Aminata Touré, figure de la troisième alternance sénégalaise du 24 mars 2024, a été propulsée au poste de Haut Représentant du président de la République par un décret rendu public le 27 août. Dans la foulée, elle a exprimé sa « profonde gratitude » au président Bassirou Diomaye Faye et renouvelé son « engagement entier pour l’avènement d’un Sénégal souverain, juste et prospère ». Mais cette « récompense » est-elle la meilleure qu’elle pouvait attendre de ses alliés au regard au regard, à la fois, de son apport à la chute du régime de Macky Sall et de ses états de services antérieurs dans l’appareil d’Etat sénégalais ? Devait-elle espérer « mieux » vu la qualité de ses rapports antérieurs avec l’ex opposant Ousmane Sonko devenu premier ministre ? Que dit une telle nomination de la démarche du duo de l’exécutif Faye-Sonko à l’endroit de celle qui avait perdu son poste de député de la coalition Benno Bokk Yaakaar (BBY) suite à une opposition frontale contre l’ancien regime?
Pour beaucoup d’observateurs, Aminata Touré pouvait peut-être tabler sur un poste plus prestigieux au coeur de la République. Ancienne première ministre du Sénégal, ancienne ministre de la Justice garde des Sceaux, cette ex trotskiste de la 4e Internationale devenue fonctionnaire du système des Nations unies n’aurait pas eu tort de rêver de diriger l’Assemblée nationale.
Le symbole de son intronisation en chef de file des députés Pastef et alliés en aurait été double. Il aurait consacré son retour triomphal sur les lieux du crime par lequel Macky Sall l’avait expulsée de l’hémicycle pour non subordination. Puis il aurait acté son installation dans l’arc institutionnel autour duquel tourne la démocratie sénégalaise. Et c’est peut-être là le problème.

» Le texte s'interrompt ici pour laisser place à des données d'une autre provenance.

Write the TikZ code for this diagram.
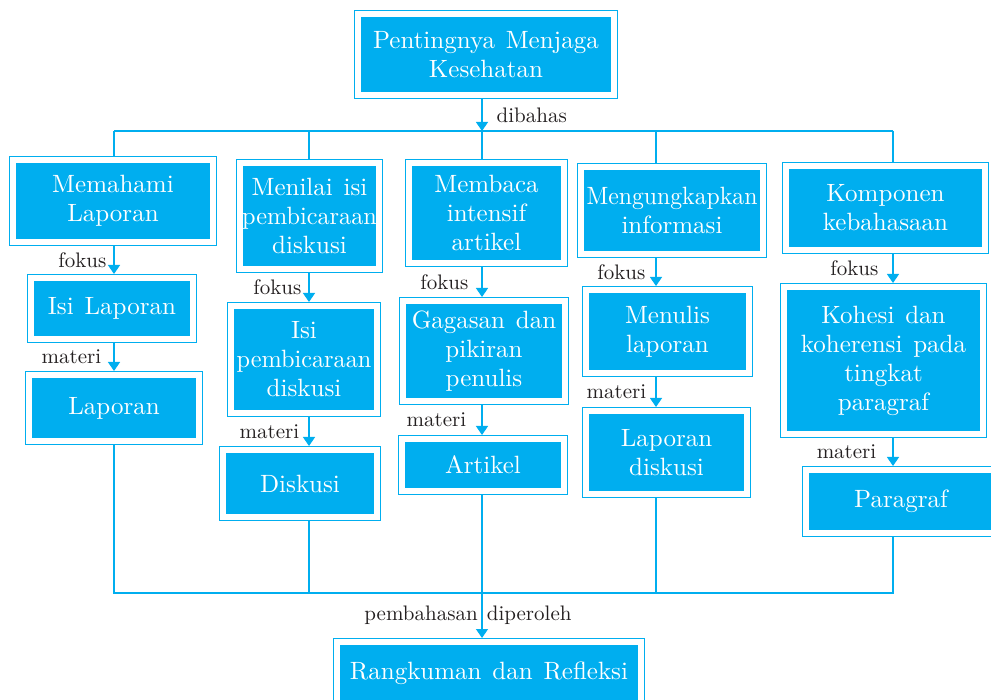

Le poste de président de l’Assemblée nationale fait de son titulaire la seconde personnalité de l’Etat. Celle qui, immédiatement, assure la vacance du pouvoir en cas d’indisponibilité temporaire ou définitive du président de la République. Celle qui est susceptible d’assurer la transition découlant de cette « absence » et qui aurait la charge de l’organisation d’une éventuelle élection présidentielle anticipée. Les Pastéfiens supporteraient-ils qu’à un moment de leur histoire dans le pouvoir, le fondateur de leur parti Pastef soit institutionnellement placé en dessous d’une alliée politique venue rejoindre leur cause bien plus tard que leur propre engagement politique ? Ceci est une ou la raison majeure sur laquelle Bassirou Diomaye Faye et Ousmane Sonko ont pu s’accorder pour ne pas envoyer Aminata Touré à la tête de l’Assemblée nationale. Mais ce n’est pas la seule.
Presque cinq mois après leur arrivée au pouvoir, le président et son premier ministre doivent encore faire face à l’incertitude et casse-tête que constitue une Assemblée nationale encore dominée - mais plus pour longtemps, semble-t-il - par les députés de l’ancien pouvoir exécutif. Le projet de dissolution du Haut conseil des collectivités territoriales (HCCT) et du Conseil économique social et environnemental (CESE) envisagé par le chef de l’Etat à partir de ce 29 août porterait lui-même les germes d’un effacement pur et simple de la 14e législature. Mais on ignore les péripéties juridiques, politiques et institutionnelles qui pourraient le retarder. Fallait-il faire attendre davantage Aminata Touré alors que la plupart des pontes politiques de la coalition Diomaye-Président sont aux affaires depuis belle lurette ?
Haut Représentant du président de la République, l’ancienne première ministre ferait également les frais de la « naïveté » originelle du duo Faye-Sonko. Dans le gouvernement formé en avril dernier, tous les ministères de souveraineté (Forces armées, Intérieur, Affaires étrangères et Justice) sauf Finances (Cheikh Diba, et encore !) sont allés à des personnalités hors de la mouvance Pastef (Birame Diop, Jean-Baptiste Tine, Yassine Fall et Ousmane Diagne).
Parce ce geste, l’exécutif estime avoir assez donné de gages d’ouverture en direction de la société civile pour décrédibiliser le principe agité d’un « Etat Pastef ». Mais les soubresauts de la vie politique sénégalaise peuvent être si déroutants. Et donc, rien ne semble totalement perdu pour celle que l’on appelle Mimi.